What makes you think torture is “direct” ? You torture someone, you’ll get a huge amount of garbage you have to sort though using methods that are actually effective.
That won’t work because he’ll know that you’ll do that even if he tells the truth. By torturing him, you’ve proven that you are monster, and he’ll expect monstrous behavior from you.
Depends - is the treadmill velocity constantly increasing sufficiently to cause enough reverse drag on the bomb’s wheels to constantly counteract it’s forward propulsion?
Both of these work (I think) better than torture. But I would go one step further for (1) - if the guy is a Islamic terrorist, have him visit with a local Imam or similair to talk about Islam in America. This is working under the assumption that he has probably been mis-informed about just what America is really like, and may be able to be educated. Sure, one hour is a short time frame but (IMHO) not impossible
For (2) - you just need to be trusted to deliver on your word. Something that reguires that you behave impeccably in other avenues of public life. Somehting that America (or an AMerica that tortures) has not been doing.
Wait, so “the direct method” for getting information is to torture people? I’ll keep that in mind the next time I want to know what time it is, or need directions to a professor’s office. Here, all this time I thought that “the direct method” for gaining information was just to ask someone.
Couldn’t the CIA just hire Derren Brown? I’m sure that crafty bastard could get information out of anyone, or at least more reliable info than a bunch of ham-handed torturers.
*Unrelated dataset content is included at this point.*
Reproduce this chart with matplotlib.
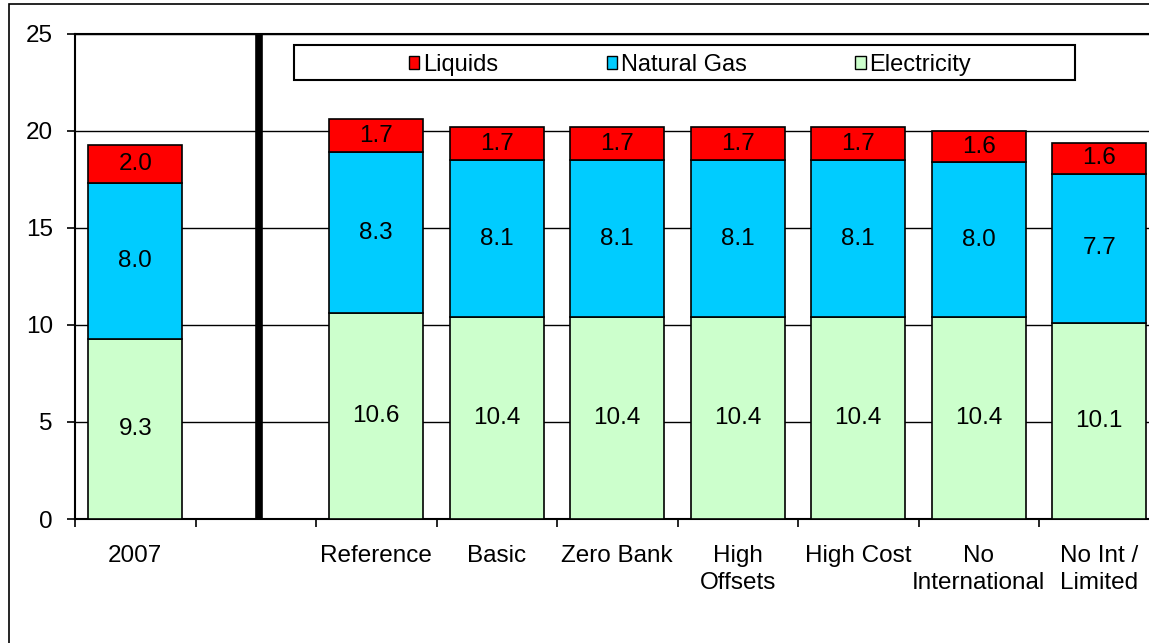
import numpy as np
import matplotlib.pyplot as plt
from matplotlib.patches import Rectangle, Patch

plt.rcParams['font.family'] = ['Liberation Sans', 'DejaVu Sans']

# Data (blank slot after 2007 holds the divider line)
categories = ['2007', '', 'Reference', 'Basic', 'Zero Bank', 'High\nOffsets',
              'High Cost', 'No\nInternational', 'No Int /\nLimited']
electricity = [9.3, np.nan, 10.6, 10.4, 10.4, 10.4, 10.4, 10.4, 10.1]
natural_gas = [8.0, np.nan, 8.3, 8.1, 8.1, 8.1, 8.1, 8.0, 7.7]
liquids = [2.0, np.nan, 1.7, 1.7, 1.7, 1.7, 1.7, 1.6, 1.6]

series = [('Electricity', electricity, '#CCFFCC'),
          ('Natural Gas', natural_gas, '#00CCFF'),
          ('Liquids', liquids, '#FF0000')]

FS = 17.5
W, H = 1149, 643
fig = plt.figure(figsize=(W / 100, H / 100), dpi=100)

# outer chart frame
fig.patches.append(Rectangle((9 / W, -0.05), 1.2, 1 - 4 / H + 0.05,
                             transform=fig.transFigure, fill=False,
                             edgecolor='black', lw=1.2))

ax = fig.add_axes([75 / W, 1 - 519 / H, 1084.5 / W, 485 / H])
x = np.arange(len(categories))

bottom = np.zeros(len(categories))
for name, vals, color in series:
    v = np.array(vals, dtype=float)
    ax.bar(x, np.nan_to_num(v), 0.78, bottom=bottom, color=color,
           edgecolor='black', lw=1.2, zorder=3)
    for xi, vi, bi in zip(x, v, bottom):
        if not np.isnan(vi):
            ax.text(xi, bi + vi / 2, f'{vi:.1f}', ha='center', va='center',
                    fontsize=FS, zorder=4)
    bottom += np.nan_to_num(v)

# divider between history and scenarios
ax.axvline(1.03, color='black', lw=5.5, zorder=4)

ax.set_xlim(-0.5, len(categories) - 0.5)
ax.set_ylim(0, 25)
ax.set_yticks(np.arange(0, 26, 5))
ax.yaxis.grid(True, color='black', lw=1, zorder=0)
ax.set_axisbelow(True)

ax.set_xticks(np.arange(-0.5, len(categories), 1))
ax.set_xticklabels([])
ax.set_xticks(x, minor=True)
ax.set_xticklabels(categories, minor=True, fontsize=FS, linespacing=1.3)
ax.tick_params(axis='x', which='minor', length=0, pad=19)
ax.tick_params(axis='x', which='major', direction='out', length=6, width=1.2)
ax.tick_params(axis='y', direction='out', length=6, width=1.2, labelsize=FS, pad=10)

ax.spines['right'].set_visible(False)
for s in ['left', 'bottom', 'top']:
    ax.spines[s].set_linewidth(1.5)

# legend box
fig.patches.append(Rectangle((294 / W, 1 - 80 / H), 781 / W, 35 / H,
                             transform=fig.transFigure, facecolor='white',
                             edgecolor='black', lw=1.5, zorder=5))
handles = [Patch(facecolor=c, edgecolor='black', lw=1) for _, _, c in series[::-1]]
labels = [n for n, _, _ in series[::-1]]
leg = fig.legend(handles, labels, loc='center', ncol=3,
                 bbox_to_anchor=(690 / W, 1 - 65 / H), frameon=False,
                 fontsize=FS - 0.5, handlelength=0.45, handleheight=0.45,
                 handletextpad=0.15, columnspacing=4.6)
leg.set_zorder(6)

fig.savefig('out.png', dpi=100)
There was a line in the movie Reservoir Dogs (paraphrasing) “If you beat this guy long enough, he will tell you who started the great Chicago fire, but that don’t necessarily make it so!”
But, I think that in a situation where you have a verifiable goal you are looking for, torture would be very effective. And while I might have qualms about it in a general sense, in a doomsday scenario like the OP, I wouldn’t hesitate for a second.
But, it is a strawman to use that outrageous scenario to justify waterboarding in a normal interrogation.